Data:

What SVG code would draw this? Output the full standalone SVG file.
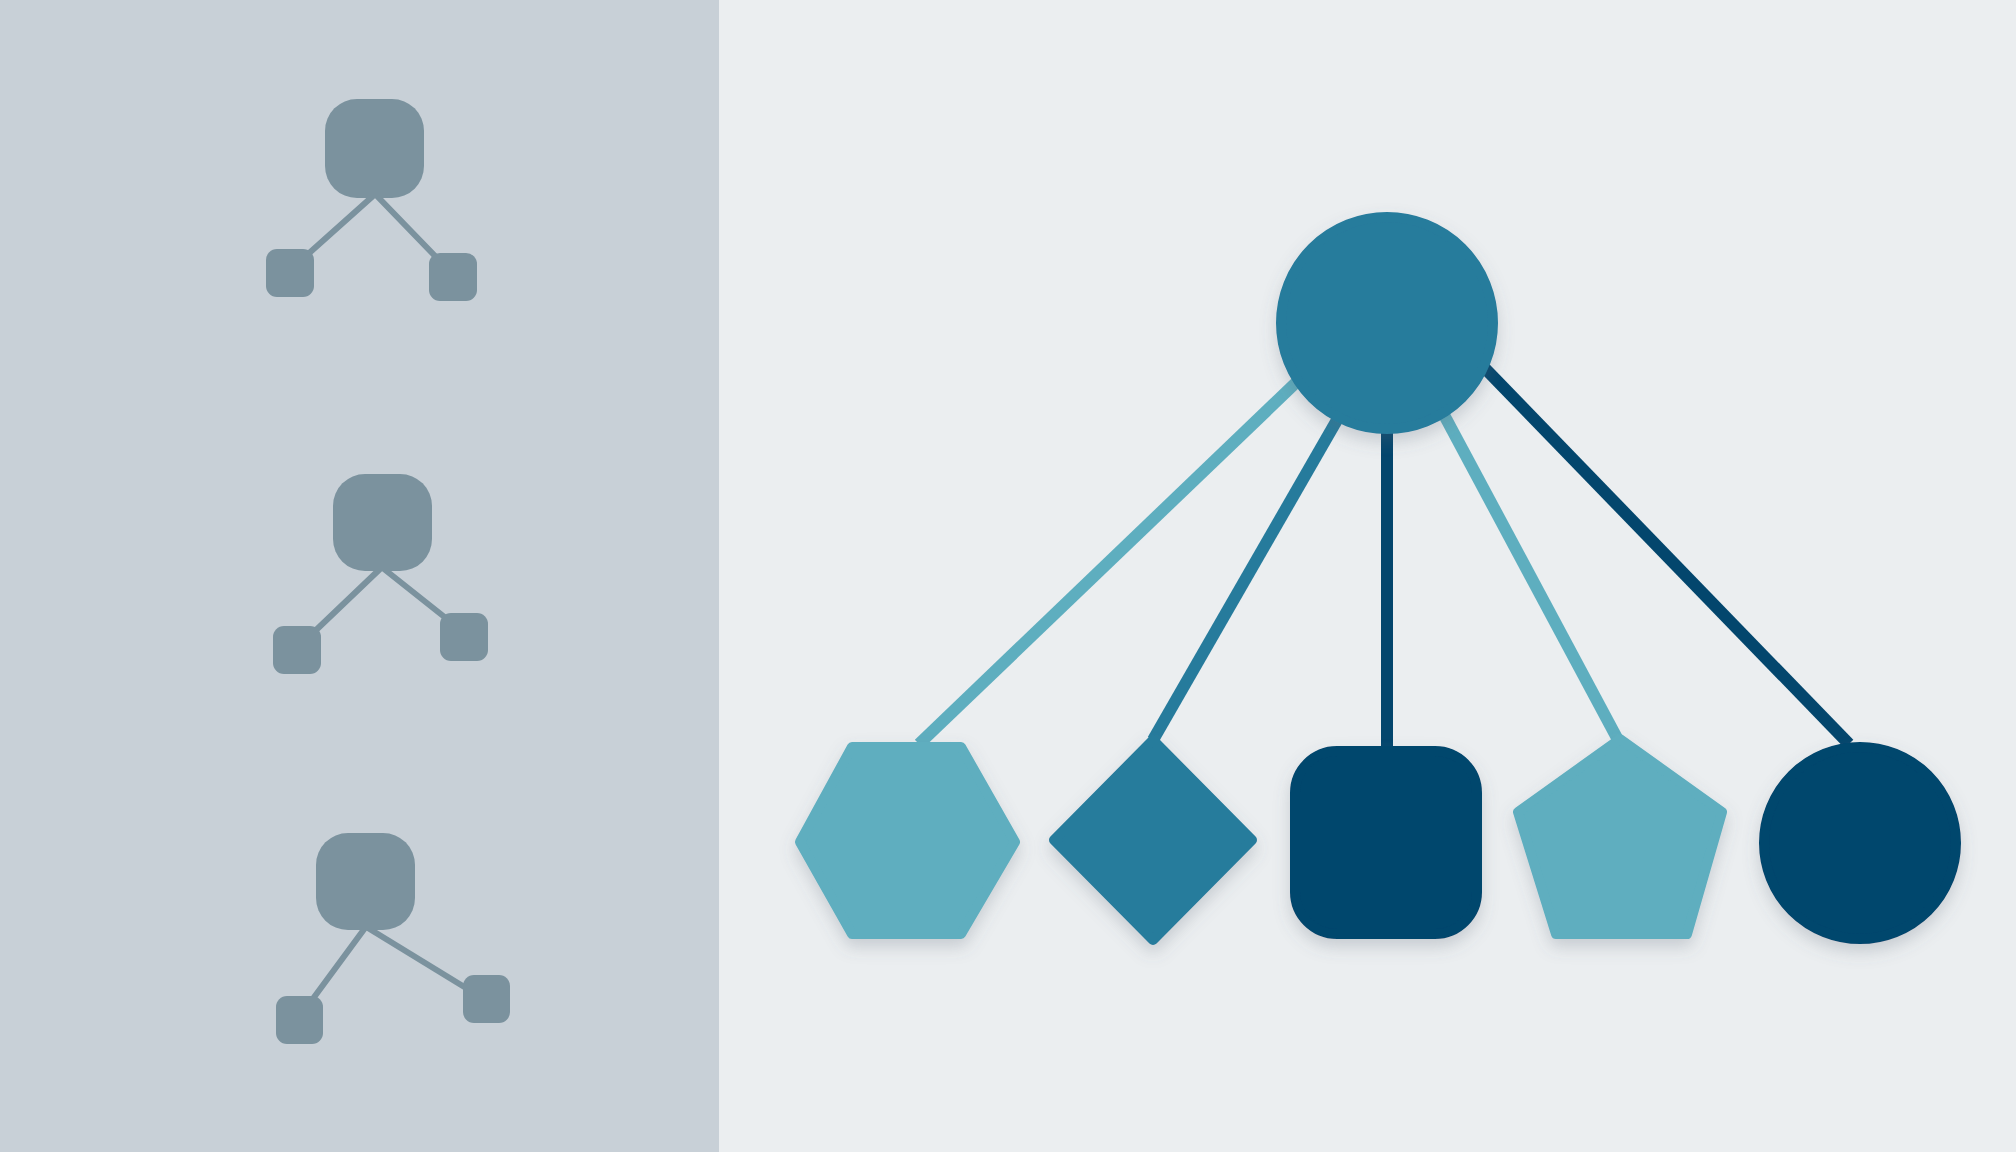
<svg xmlns="http://www.w3.org/2000/svg" width="2016" height="1152" viewBox="0 0 2016 1152">
<defs>
<filter id="sh" x="-20%" y="-20%" width="140%" height="150%">
<feDropShadow dx="0" dy="8" stdDeviation="8" flood-color="#5a6a78" flood-opacity="0.25"/>
</filter>
<style>
.mini{fill:#7b929e}
.mline{stroke:#7b929e;stroke-width:6;stroke-linecap:round;fill:none}
.node{stroke-width:10;stroke-linejoin:round;filter:url(#sh)}
.con{stroke-width:12;fill:none}
.light{fill:#5eaebf;stroke:#5eaebf}
.mid{fill:#267b9c;stroke:#267b9c}
.dark{fill:#03466d;stroke:#03466d}
</style>
</defs>
<rect x="0" y="0" width="2016" height="1152" fill="#ebeef0"/>
<rect x="0" y="0" width="719" height="1152" fill="#c8d0d7"/>

<g id="mini-tree-1">
<line class="mline" x1="373" y1="196" x2="307" y2="255"/>
<line class="mline" x1="377" y1="196" x2="437" y2="258"/>
<rect class="mini" x="325" y="99" width="99" height="99" rx="32"/>
<rect class="mini" x="266" y="249" width="48" height="48" rx="11"/>
<rect class="mini" x="429" y="253" width="48" height="48" rx="11"/>
</g>
<g id="mini-tree-2">
<line class="mline" x1="380" y1="569" x2="314" y2="632"/>
<line class="mline" x1="384" y1="569" x2="447" y2="619"/>
<rect class="mini" x="333" y="474" width="99" height="97" rx="32"/>
<rect class="mini" x="273" y="626" width="48" height="48" rx="11"/>
<rect class="mini" x="440" y="613" width="48" height="48" rx="11"/>
</g>
<g id="mini-tree-3">
<line class="mline" x1="365" y1="928" x2="312" y2="1000"/>
<line class="mline" x1="368" y1="928" x2="466" y2="988"/>
<rect class="mini" x="316" y="833" width="99" height="97" rx="32"/>
<rect class="mini" x="276" y="996" width="47" height="48" rx="11"/>
<rect class="mini" x="463" y="975" width="47" height="48" rx="11"/>
</g>

<g id="connectors">
<line class="con" stroke="#5eaebf" x1="1330" y1="350" x2="919" y2="744"/>
<line class="con" stroke="#267b9c" x1="1360" y1="380" x2="1153" y2="740"/>
<line class="con" stroke="#03466d" x1="1387" y1="400" x2="1387" y2="748"/>
<line class="con" stroke="#5eaebf" x1="1420" y1="370" x2="1617" y2="738"/>
<line class="con" stroke="#03466d" x1="1440" y1="322" x2="1849" y2="744"/>
</g>

<g id="root">
<circle class="node mid" cx="1387" cy="323" r="106"/>
</g>
<g id="hexagon">
<path class="node light" d="M852,747 L961,747 L1015,842 L961,934 L852,934 L800,842 Z"/>
</g>
<g id="diamond">
<path class="node mid" d="M1153,740 L1252,840 L1153,940 L1054,840 Z"/>
</g>
<g id="square">
<rect class="node dark" x="1295" y="751" width="182" height="183" rx="42"/>
</g>
<g id="pentagon">
<path class="node light" d="M1620,739 L1722,812 L1687,934 L1556,934 L1518,812 Z"/>
</g>
<g id="circle">
<circle class="node dark" cx="1860" cy="843" r="96"/>
</g>
</svg>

What the exercise asks:
All of the lines above should be retyped precisely, apart from the pictures.

The response:
What SVG code would draw this? Output the full standalone SVG file.
<svg xmlns="http://www.w3.org/2000/svg" width="2016" height="1152" viewBox="0 0 2016 1152">
<defs>
<filter id="sh" x="-20%" y="-20%" width="140%" height="150%">
<feDropShadow dx="0" dy="8" stdDeviation="8" flood-color="#5a6a78" flood-opacity="0.25"/>
</filter>
<style>
.mini{fill:#7b929e}
.mline{stroke:#7b929e;stroke-width:6;stroke-linecap:round;fill:none}
.node{stroke-width:10;stroke-linejoin:round;filter:url(#sh)}
.con{stroke-width:12;fill:none}
.light{fill:#5eaebf;stroke:#5eaebf}
.mid{fill:#267b9c;stroke:#267b9c}
.dark{fill:#03466d;stroke:#03466d}
</style>
</defs>
<rect x="0" y="0" width="2016" height="1152" fill="#ebeef0"/>
<rect x="0" y="0" width="719" height="1152" fill="#c8d0d7"/>

<g id="mini-tree-1">
<line class="mline" x1="373" y1="196" x2="307" y2="255"/>
<line class="mline" x1="377" y1="196" x2="437" y2="258"/>
<rect class="mini" x="325" y="99" width="99" height="99" rx="32"/>
<rect class="mini" x="266" y="249" width="48" height="48" rx="11"/>
<rect class="mini" x="429" y="253" width="48" height="48" rx="11"/>
</g>
<g id="mini-tree-2">
<line class="mline" x1="380" y1="569" x2="314" y2="632"/>
<line class="mline" x1="384" y1="569" x2="447" y2="619"/>
<rect class="mini" x="333" y="474" width="99" height="97" rx="32"/>
<rect class="mini" x="273" y="626" width="48" height="48" rx="11"/>
<rect class="mini" x="440" y="613" width="48" height="48" rx="11"/>
</g>
<g id="mini-tree-3">
<line class="mline" x1="365" y1="928" x2="312" y2="1000"/>
<line class="mline" x1="368" y1="928" x2="466" y2="988"/>
<rect class="mini" x="316" y="833" width="99" height="97" rx="32"/>
<rect class="mini" x="276" y="996" width="47" height="48" rx="11"/>
<rect class="mini" x="463" y="975" width="47" height="48" rx="11"/>
</g>

<g id="connectors">
<line class="con" stroke="#5eaebf" x1="1330" y1="350" x2="919" y2="744"/>
<line class="con" stroke="#267b9c" x1="1360" y1="380" x2="1153" y2="740"/>
<line class="con" stroke="#03466d" x1="1387" y1="400" x2="1387" y2="748"/>
<line class="con" stroke="#5eaebf" x1="1420" y1="370" x2="1617" y2="738"/>
<line class="con" stroke="#03466d" x1="1440" y1="322" x2="1849" y2="744"/>
</g>

<g id="root">
<circle class="node mid" cx="1387" cy="323" r="106"/>
</g>
<g id="hexagon">
<path class="node light" d="M852,747 L961,747 L1015,842 L961,934 L852,934 L800,842 Z"/>
</g>
<g id="diamond">
<path class="node mid" d="M1153,740 L1252,840 L1153,940 L1054,840 Z"/>
</g>
<g id="square">
<rect class="node dark" x="1295" y="751" width="182" height="183" rx="42"/>
</g>
<g id="pentagon">
<path class="node light" d="M1620,739 L1722,812 L1687,934 L1556,934 L1518,812 Z"/>
</g>
<g id="circle">
<circle class="node dark" cx="1860" cy="843" r="96"/>
</g>
</svg>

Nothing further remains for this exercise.